Nach der Überlieferung des Altbürgermeisters Kohler, soll der Nachtwächter Staud eines Abends dort auf ein paar junge Burschen gestoßen sein. Beim gemeinsamen Trunk sollen diese gesagt haben: „Staud, warum singscht au immer bloß brave Sache, sing doch omol ebbes Luschtiges.“
Staud soll dann gesagt haben: „Do tät i mich jo z´tot fürchte vor dere Sünd, wenn i jetzt grad o Ausnahm mache dät. Des Lied isch jo scho viele hundert Johr alt.“Zunächst ließ er sich nicht erweichen, doch zur vorgerückten Stunde und schon etwas benebelt, probierten die Verführer es noch einmal und boten ihm Geld an: „krigschts zahlt, wenn Du bloß einmol was Luschtiges singscht“. Dem Angebot konnte Staud schließlich nicht widerstehen und ging darauf schwankend auf Streife.
Kurz darauf schallte es dann durch das Dorf, wie die Überlieferung es besagt: „Hört Ihr Herren und lasst Euch sagen, s´hat mi grad in o Mischtloch gschlage, weiss nit wieviel Uhr es ischt, standet halt uf wenn d´Nacht umme ischt.“Wie der damalige Bürgermeister später daraufhin reagiert hat, oder welche Strafe für den Nachtwächter Staud ausgesprochen wurde, ist nicht bekannt.

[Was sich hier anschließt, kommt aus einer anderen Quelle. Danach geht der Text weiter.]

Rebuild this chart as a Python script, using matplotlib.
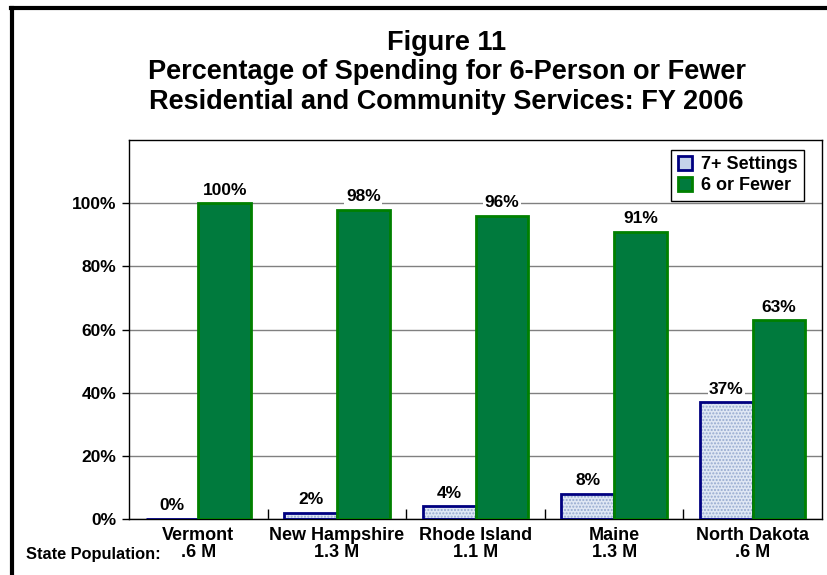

Unterlagen darüber konnten bislang nicht aufgefunden werden, vielleicht blieb es auch bei einer mündlichen Verwarnung.
Nach einer längeren Zeit ohne Nachtwächter, wurde dieses Amt jedoch ab 1942, in Schura und auch andernorts, auf Anordnung der NSDAP Kreisleitung wieder eingeführt. Da alle wehrfähigen Männer ohnehin im Krieg waren oblag diese Aufgabe den älteren Jahrgängen. Es sollte vor allem darauf geachtet werden, dass die Verdunklung in den Nachtstunden zum Schutz gegen feindliche Flieger eingehalten wird.